Myanmar activists warily test new right to protest

By Todd Pitman

Associated Press

Published: Tuesday, Feb. 14 2012 1:36 a.m. MST

In this photo taken Jan. 28, 2012, a man walks on a road to the Myanmar Dawei Deep Sea Port project site in Nabule township in Dawei, about 615 kilometers (380 miles) south of Yangon, Myanmar. When 200 activists in green T-Shirts marched along a pristine Myanmar beach to protest plans for a coal plant in the mass seaport project, they expected a long, tough struggle against the powers that be. A deputy Cabinet minister asked for a meeting. He listened patiently to their concerns about pollution. And then he told them the government agreed: It would halt construction of the controversial 4,000-megawatt plant on Myanmar's southern panhandle.

Khin Maung Win, Associated Press

DAWEI, Myanmar — When 200 activists in green T-Shirts marched along a pristine Myanmar beach to protest plans for a coal plant, they expected a long, tough struggle against the powers that be. But then, something bizarre happened.

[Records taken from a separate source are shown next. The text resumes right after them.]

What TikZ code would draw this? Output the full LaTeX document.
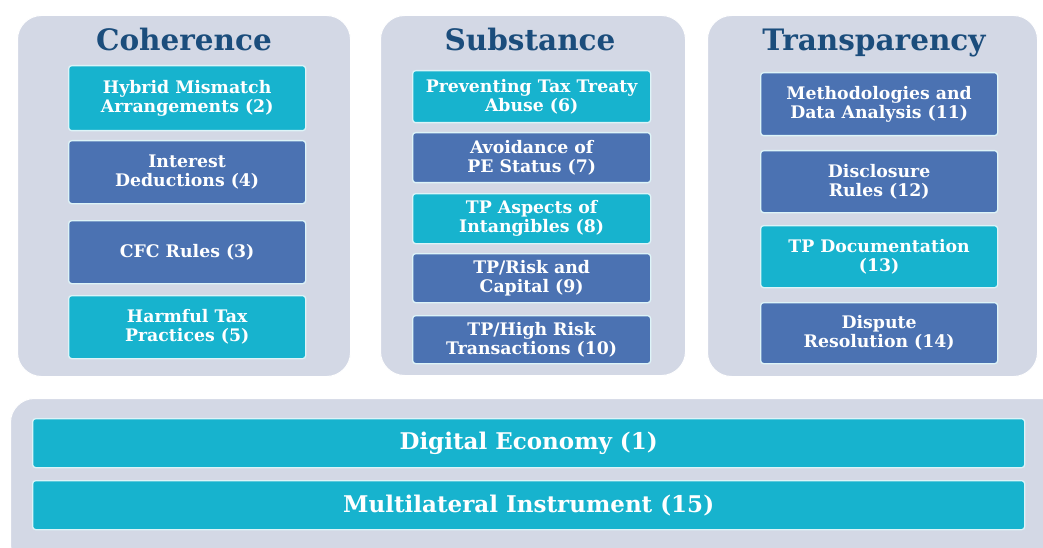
\documentclass[tikz,border=0pt]{standalone}
\usepackage{fontspec}
\setmainfont{DejaVu Serif}
\definecolor{panelbg}{HTML}{D3D8E5}
\definecolor{cyanbox}{HTML}{17B3CE}
\definecolor{bluebox}{HTML}{4B72B2}
\definecolor{titleblue}{HTML}{1B4D7C}
\definecolor{rimline}{HTML}{DDF4F8}
\tikzset{
  panel/.style={draw=white, line width=1pt, fill=panelbg, rounded corners=24pt, anchor=north west, inner sep=0pt},
  paneltitle/.style={text=titleblue, font=\bfseries\fontsize{29.5}{32}\selectfont, inner sep=0pt, anchor=base},
  item/.style={draw=rimline, line width=1.3pt, rounded corners=3pt, anchor=north west, inner sep=1pt,
    text=white, align=center, font=\bfseries\fontsize{17.3}{19}\selectfont},
  lightitem/.style={item, fill=cyanbox},
  darkitem/.style={item, fill=bluebox},
  wideitem/.style={item, fill=cyanbox, minimum width=992pt, minimum height=49pt,
    font=\bfseries\fontsize{23}{26}\selectfont},
}
\begin{document}
\begin{tikzpicture}[x=1pt,y=-1pt]
\useasboundingbox[fill=white] (0,0) rectangle (1043,548);

% three pillar panels
\node[panel, minimum width=333pt, minimum height=361pt] (pcoh) at (17,15) {};
\node[panel, minimum width=305pt, minimum height=360pt] (psub) at (380,15) {};
\node[panel, minimum width=330pt, minimum height=361pt] (ptra) at (707,15) {};

\node[paneltitle] (tcoh) at (184,51) {Coherence};
\node[paneltitle] (tsub) at (530,51) {Substance};
\node[paneltitle] (ttra) at (874,51) {Transparency};

% Coherence items
\node[lightitem, minimum width=237pt, minimum height=65pt] (c2) at (68,65) {Hybrid Mismatch\\Arrangements (2)};
\node[darkitem,  minimum width=237pt, minimum height=63pt] (c4) at (68,140) {Interest\\Deductions (4)};
\node[darkitem,  minimum width=237pt, minimum height=63pt] (c3) at (68,220) {CFC Rules (3)};
\node[lightitem, minimum width=237pt, minimum height=63pt] (c5) at (68,295) {Harmful Tax\\Practices (5)};

% Substance items
\node[lightitem, minimum width=238pt, minimum height=52pt] (s6)  at (412,70)  {Preventing Tax Treaty\\Abuse (6)};
\node[darkitem,  minimum width=238pt, minimum height=50pt] (s7)  at (412,132) {Avoidance of\\PE Status (7)};
\node[lightitem, minimum width=238pt, minimum height=50pt] (s8)  at (412,193) {TP Aspects of\\Intangibles (8)};
\node[darkitem,  minimum width=238pt, minimum height=49pt] (s9)  at (412,253) {TP/Risk and\\Capital (9)};
\node[darkitem,  minimum width=238pt, minimum height=48pt] (s10) at (412,315) {TP/High Risk\\Transactions (10)};

% Transparency items
\node[darkitem,  minimum width=237pt, minimum height=63pt] (t11) at (760,72)  {Methodologies and\\Data Analysis (11)};
\node[darkitem,  minimum width=237pt, minimum height=62pt] (t12) at (760,150) {Disclosure\\Rules (12)};
\node[lightitem, minimum width=237pt, minimum height=62pt] (t13) at (760,225) {TP Documentation\\(13)};
\node[darkitem,  minimum width=237pt, minimum height=61pt] (t14) at (760,302) {Dispute\\Resolution (14)};

% cross-cutting base
\node[panel, minimum width=1060pt, minimum height=170pt] (pbase) at (10,398) {};
\node[wideitem] (b1)  at (32,418) {Digital Economy (1)};
\node[wideitem] (b15) at (32,480) {Multilateral Instrument (15)};
\end{tikzpicture}
\end{document}
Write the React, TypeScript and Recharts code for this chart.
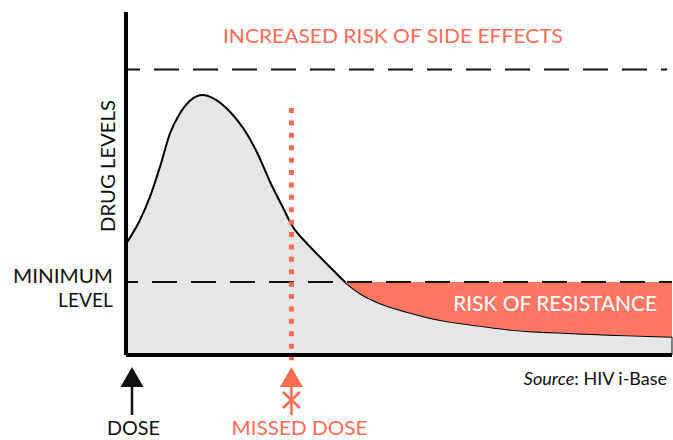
import React from "react";
import {
  ComposedChart,
  Area,
  XAxis,
  YAxis,
  ReferenceLine,
  ReferenceDot,
} from "recharts";

// ---- data ----
const TIME = [0, 2.56, 4.4, 6.23, 8.06, 9.89, 11.72, 14.1, 15.99, 19.05, 21.48, 23.94, 26.37, 28.81, 30.35, 33.1, 35.53, 37.97, 40.11, 42.86, 46.52, 51.41, 57.51, 63.61, 69.73, 81.92, 100];
const LEVEL = [32.36, 39.36, 46.15, 54.9, 64.64, 70.47, 74.14, 75.8, 74.84, 70.93, 66.09, 59.27, 50.52, 42.77, 37.9, 32.57, 28.57, 24.64, 21.3, 17.99, 15.07, 12.62, 10.2, 8.75, 7.49, 6.33, 5.34];
const MIN_LEVEL = 21.3;
const SIDE_EFFECT_LEVEL = 83.2;
const DOSE_TIME = 1.1;
const MISSED_TIME = 30.3;
const RESIST_START = 40.11;
const DOSE_LABELS = ["DOSE", "MISSED DOSE"];

const data = TIME.map((t, i) => ({
  t,
  level: LEVEL[i],
  resist: t >= RESIST_START ? [LEVEL[i], MIN_LEVEL] : null,
}));

const CORAL = "#fb6b55";
const CORAL_FILL = "#ff7764";
const GRAY = "#e5e6e8";
const FONT = "Lato, 'Open Sans', sans-serif";

const DoseTick = (props: any) => {
  const { x, y, payload } = props;
  const isMissed = payload.value === MISSED_TIME;
  const c = isMissed ? CORAL : "#111";
  const ay = y;
  return (
    <g>
      <polygon points={`${x},${ay + 12} ${x - 11.5},${ay + 32} ${x + 11.5},${ay + 32}`} fill={c} />
      <line x1={x} y1={ay + 31} x2={x} y2={ay + 60} stroke={c} strokeWidth={2.5} />
      {isMissed && (
        <g stroke={c} strokeWidth={2.5}>
          <line x1={x - 8.5} y1={ay + 37} x2={x + 8.5} y2={ay + 53} />
          <line x1={x + 8.5} y1={ay + 37} x2={x - 8.5} y2={ay + 53} />
        </g>
      )}
      <text
        x={isMissed ? x + 8 : x + 1.5}
        y={ay + 80}
        textAnchor="middle"
        fill={c}
        fontFamily={FONT}
        fontSize={19}
        textLength={isMissed ? 136 : 53}
        lengthAdjust="spacingAndGlyphs"
      >
        {isMissed ? DOSE_LABELS[1] : DOSE_LABELS[0]}
      </text>
    </g>
  );
};

const MinTick = (props: any) => {
  const { x, y } = props;
  return (
    <g fontFamily={FONT} fontSize={19.5} fill="#111">
      <text x={x - 13} y={y + 1} textAnchor="end" textLength={100} lengthAdjust="spacingAndGlyphs">MINIMUM</text>
      <text x={x - 13} y={y + 25} textAnchor="end" textLength={55} lengthAdjust="spacingAndGlyphs">LEVEL</text>
    </g>
  );
};

export default function App() {
  return (
    <div style={{ position: "absolute", left: 0, top: 0, width: 673, height: 440, background: "#fff" }}>
      <ComposedChart
        width={673}
        height={440}
        data={data}
        margin={{ top: 12, right: 1, bottom: 84, left: 125 }}
      >
        <Area
          type="monotone"
          dataKey="level"
          stroke="#000"
          strokeWidth={2}
          fill={GRAY}
          fillOpacity={1}
          baseValue={0}
          isAnimationActive={false}
          dot={false}
          activeDot={false}
        />
        <Area
          type="monotone"
          dataKey="resist"
          stroke="none"
          fill={CORAL_FILL}
          fillOpacity={1}
          isAnimationActive={false}
          dot={false}
          activeDot={false}
        />
        <ReferenceLine
          segment={[{ x: 100, y: 0 }, { x: 100, y: LEVEL[LEVEL.length - 1] }]}
          stroke="#333"
          strokeWidth={1.2}
        />
        <XAxis
          dataKey="t"
          type="number"
          domain={[0, 100]}
          ticks={[DOSE_TIME, MISSED_TIME]}
          interval={0}
          tick={<DoseTick />}
          tickLine={false}
          tickSize={0}
          tickMargin={0}
          height={1}
          axisLine={{ stroke: "#000", strokeWidth: 4 }}
        />
        <YAxis
          type="number"
          domain={[0, 100]}
          ticks={[MIN_LEVEL]}
          tick={<MinTick />}
          tickLine={false}
          tickSize={0}
          tickMargin={0}
          width={1}
          axisLine={{ stroke: "#000", strokeWidth: 4 }}
        />
        <ReferenceLine
          segment={[{ x: 0, y: SIDE_EFFECT_LEVEL }, { x: 99.1, y: SIDE_EFFECT_LEVEL }]}
          stroke="#111"
          strokeWidth={2}
          strokeDasharray="25 14"
          strokeDashoffset={11}
          ifOverflow="visible"
        />
        <ReferenceLine
          y={MIN_LEVEL}
          stroke="#111"
          strokeWidth={2}
          strokeDasharray="25 14"
          strokeDashoffset={13}
        />
        <ReferenceLine
          segment={[{ x: MISSED_TIME, y: 72 }, { x: MISSED_TIME, y: -1.5 }]}
          stroke={CORAL}
          strokeWidth={5}
          strokeDasharray="5 7.4"
          ifOverflow="visible"
        />
        <ReferenceDot
          x={48.9}
          y={91}
          ifOverflow="visible"
          shape={(p: any) => (
            <text x={p.cx} y={p.cy} textAnchor="middle" fill={CORAL} fontFamily={FONT} fontSize={19.5} textLength={340} lengthAdjust="spacingAndGlyphs">
              INCREASED RISK OF SIDE EFFECTS
            </text>
          )}
        />
        <ReferenceDot
          x={78.6}
          y={12.8}
          ifOverflow="visible"
          shape={(p: any) => (
            <text x={p.cx} y={p.cy} textAnchor="middle" fill="#fff" fontFamily={FONT} fontSize={21} textLength={204} lengthAdjust="spacingAndGlyphs">
              RISK OF RESISTANCE
            </text>
          )}
        />
        <ReferenceDot
          x={-2}
          y={55.1}
          ifOverflow="visible"
          shape={(p: any) => (
            <text x={p.cx} y={p.cy} transform={`rotate(-90 ${p.cx} ${p.cy})`} textAnchor="middle" fill="#111" fontFamily={FONT} fontSize={19.5} textLength={132} lengthAdjust="spacingAndGlyphs">
              DRUG LEVELS
            </text>
          )}
        />
        <ReferenceDot
          x={99.1}
          y={-8.7}
          ifOverflow="visible"
          shape={(p: any) => (
            <text x={p.cx} y={p.cy} textAnchor="end" fill="#111" fontFamily={FONT} fontSize={18}>
              <tspan fontStyle="italic">Source</tspan>: HIV i-Base
            </text>
          )}
        />
      </ComposedChart>
    </div>
  );
}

A deputy Cabinet minister asked for a meeting. He listened patiently to their concerns about pollution. And then he told them the government agreed: It would halt construction of the controversial 4,000-megawatt plant in Dawei.

The group suspects the government had ulterior motives. But the fact that the administration was willing to sit down and listen to any protesters at all is a testament to dramatic reforms under way. It's also a sign that Myanmar's civil society is beginning to stir in ways that would have been unthinkable before.